My initial reaction to the news that Sarah Palin was John McCain’s choice for number two on the ticket was incredulity. What the blazes was he thinking? The experience versus novice/celebrity/empty suit angle was scoring so well that going into the conventions he’d pulled even, maybe even slightly ahead. All he had to do was stay the course and he’d be home free. The obvious choice was Mitt Romney—smooth, experienced, with all that executive experience and financial expertise. Romney on the ticket would keep the experience issue front and center, and he’d massacre Joe Biden in debates for good measure.

Yet now, inexplicably, McCain was ditching that winning strategy. And for whom? Some novice governor from Alaska, chosen for no other reason than her gender, in the misplaced hope she could pick up spurned female Hillary voters? This was worse than just a campaign strategy destined to fail miserably, it was a betrayal of core conservative principle! Liberals are the ones who pander that way, in the name of “diversity”—seeing people not as individuals but as members of this or that group. Conservatives recognize it as the scam it almost always is.

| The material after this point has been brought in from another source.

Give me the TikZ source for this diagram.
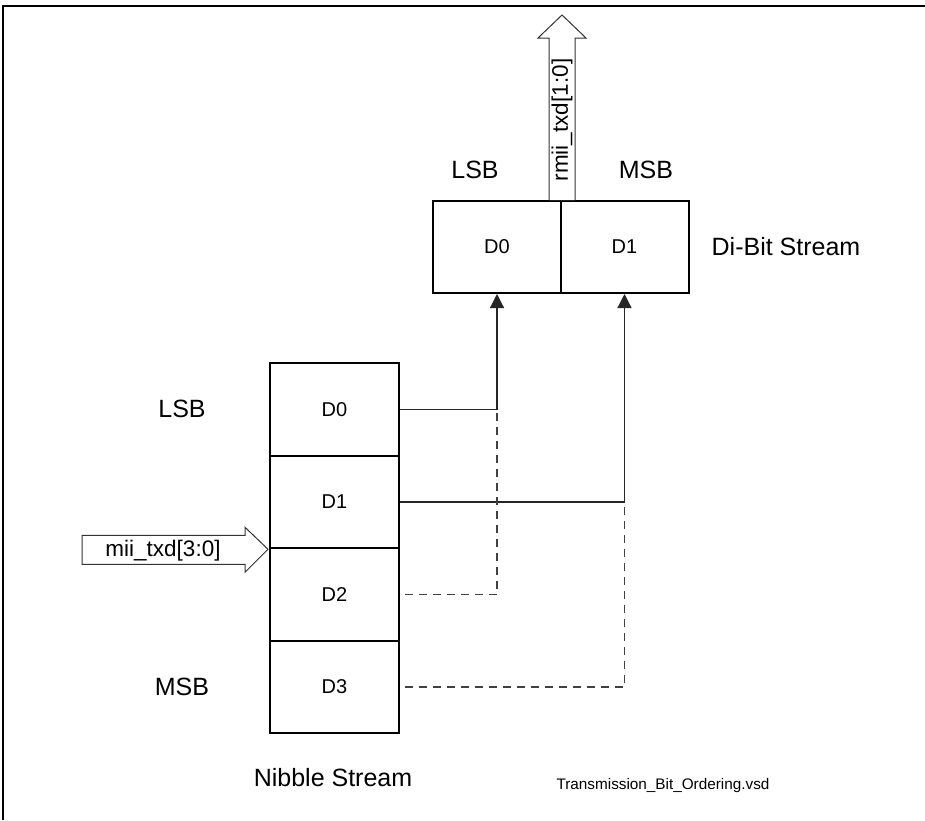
\documentclass[tikz,border=0pt]{standalone}
\usepackage{fontspec}
\setmainfont{Liberation Sans}
\usetikzlibrary{arrows.meta,calc}
\begin{document}
\begin{tikzpicture}[x=1pt,y=-1pt,
  cell/.style={draw,line width=2pt,minimum width=129pt,minimum height=92.5pt,inner sep=0pt,font=\fontsize{20}{24}\selectfont},
  dcell/.style={draw,line width=2pt,minimum width=128pt,minimum height=92pt,inner sep=0pt,font=\fontsize{20}{24}\selectfont},
  lbl/.style={inner sep=0pt,font=\fontsize{25}{30}\selectfont},
  conn/.style={line width=1.2pt,draw=black!85},
  dconn/.style={line width=1.3pt,draw=black!75,dash pattern=on 8pt off 6pt},
  tip/.style={-{Triangle[length=14pt,width=14pt]}},
  blockarrow/.style={draw=black!80,line width=1pt,fill=white}]
\useasboundingbox (0,0) rectangle (925,820);
% frame
\draw[line width=2pt] (3,820) -- (3,6) -- (925,6);
% nibble stream
\node[cell] (n0) at (334.5,409.5) {D0};
\node[cell] (n1) at (334.5,502) {D1};
\node[cell] (n2) at (334.5,594.5) {D2};
\node[cell] (n3) at (334.5,687) {D3};
% di-bit stream
\node[dcell] (d0) at (497,247) {D0};
\node[dcell] (d1) at (624.5,247) {D1};
% labels
\node[lbl] (lsbL) at (182,409) {LSB};
\node[lbl] (msbL) at (182,687) {MSB};
\node[lbl] (nib) at (333,778) {Nibble Stream};
\node[lbl] (lsbT) at (475,170) {LSB};
\node[lbl] (msbT) at (646,170) {MSB};
\node[lbl] (dib) at (786,247) {Di-Bit Stream};
\node[inner sep=0pt,font=\fontsize{15.3}{18}\selectfont] (vsd) at (663,786) {Transmission\_Bit\_Ordering.vsd};
% junction coordinates
\coordinate (j0) at (d0.south |- n0.east);
\coordinate (j1) at (d1.south |- n1.east);
% connectors
\draw[conn,tip] (n0.east) -- (j0) -- (d0.south);
\draw[conn,tip] (n1.east) -- (j1) -- (d1.south);
\draw[dconn] ([xshift=5pt]n2.east) -| (j0);
\draw[dconn] ([xshift=5pt]n3.east) -| (j1);
% top block arrow (rmii_txd)
\coordinate (ta) at (d0.north east);
\draw[blockarrow] ($(ta)+(-13,0)$) -- ($(ta)+(-13,-162)$) -- ($(ta)+(-24,-162)$) -- ($(ta)+(0,-185)$) -- ($(ta)+(24,-162)$) -- ($(ta)+(13,-162)$) -- ($(ta)+(13,0)$);
\node[inner sep=0pt,rotate=90,font=\fontsize{22.5}{27}\selectfont] (rmii) at ($(ta)+(0,-80)$) {rmii\_txd[1:0]};
% left block arrow (mii_txd)
\coordinate (la) at (n1.south west);
\draw[blockarrow] ($(la)+(-187,-14)$) -- ($(la)+(-24,-14)$) -- ($(la)+(-24,-22)$) -- ($(la)+(-1,0)$) -- ($(la)+(-24,23)$) -- ($(la)+(-24,15)$) -- ($(la)+(-187,15)$) -- cycle;
\node[inner sep=0pt,font=\fontsize{22.5}{27}\selectfont] (mii) at ($(la)+(-106,1)$) {mii\_txd[3:0]};
\end{tikzpicture}
\end{document}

Then, at noon, I tuned in to see Palin in Dayton. I suppose I’d half expected a female Dan Quayle, the unknown sprung upon us as George H.W. Bush’s unexpected choice (presumably to appeal to younger voters) in 1988. But the moment she strode on stage, accompanied by her fisherman/oil worker husband and a gaggle of kids with strange names, it was apparent that she was different. No deer in the headlights, this was obviously a confident woman.

More to the point, there’s what she is confident—and forceful—about: fighting for energy independence and against earmarks; cutting property taxes and otherwise taking on even those special interests which generally have a hold on her own party. Then there was the personal stuff: the son in the army, en route to Iraq; the Down’s Syndrome child who has so clearly enriched her family’s life; her history as a high school basketball star, including, (as we later learned) the time she played in a championship game, Kerri Strug-like, with a fractured ankle.

If, as one commentator observed, McCain’s pick was a classic fighter pilot’s move, as risky as it was daring, the plain-spoken, gun-toting Palin is the kind of strong and independent woman who, a few short generations back, helped conquer the West. Lots of liberal women politicians call themselves strong and independent—and spend their careers relentlessly working for programs that increase people’s dependence on government. Palin could hardly be more different. She is the anti-Barbara Boxer.

Indeed, this choice could have immense long-term implications. Only yesterday there was every reason to believe that, even if McCain were to win the election, the party faced a highly uncertain future. Not only was it all-but bereft of future stars, but, more importantly, it seemed ideologically adrift. Literally overnight, those concerns appear to have vanished. Already, somewhere, there are surely relieved Republicans happily contemplating a brand new thought: Palin-Jindal in ’12.